In terms of sociocultural practices I truly feel that people need events such as this. Life is hard. Community is a necessary thing for many of us. For people who live in regions of the world that grow very dark and grey during a quarter of the year, I think gatherings that focus on light and levity are especially important. I don’t care if you call it Christmas, or Yule, or Kwanzaa, or Hannukah, or whatever other term you may choose to wrap it in…it’s the community that’s important.
Things have not been entirely bleak. Please know that I don’t live in a black and white world. I have things to be grateful for. Things such as…
This year, Alicia made a beautiful garland and crafted some decorations to hang from it on our mantle. She and I also had a beautiful, meaningful, intimate evening together for Solstice. This was a first practice for us. It meant a lot to me.
My middle sister and brother-in-law made it up from California. I got the opportunity to see them and spent some time with just them, our little sister, and my pops. Middle is a burst of crazy energy, with a dozen baked goods, charcuterie, and a pot of pasta on the stove. My brother-in-law was talkative and bright…he and I have reached a new space in our relationship and I love seeing him, always. Pops needed this and so did Little, and so did I.
Today, my future in-laws will be joining us from North Bend. Pop is Jewish and celebrates Christmas the way that New York Jews do…by ordering Chinese food. So we’re having Chinese dinner today and just spending time together before they head up to Portland to see the rest of the family. The big freeze wrecked our original holiday plans, but we’re trudging through and this will be a happy time.
And my youngest kiddo just texted me to wish me a Merry Christmas. He and his wife are just getting started with cinnamon rolls and gift exchange at her parents home. Tay is with good people. He married into a wonderful family and I’m thankful for this.
I still miss him.
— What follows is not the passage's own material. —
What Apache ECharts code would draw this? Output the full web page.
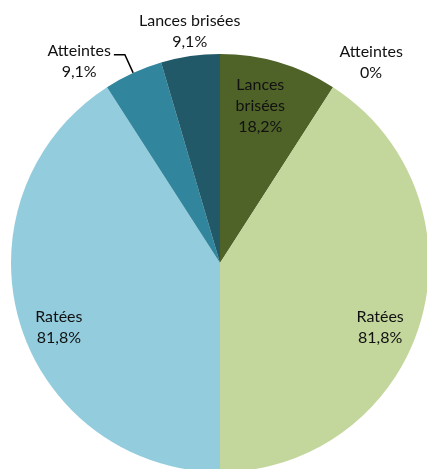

I miss my oldest son and my grandson. I miss the step kids I raised for a decade.
But life changes. We adapt. We move forward. We experience sadness and joy, sometimes at the same time. Discovering gratitude and the intentional application of it is one of the ways I’ve learned to navigate all the grey that lives between the black and white.
Today, I am grateful and kind of curious to see whether or not the neighbors will pump that Santa up one more time. I kind of hope they do.
Season’s Greetings, folks.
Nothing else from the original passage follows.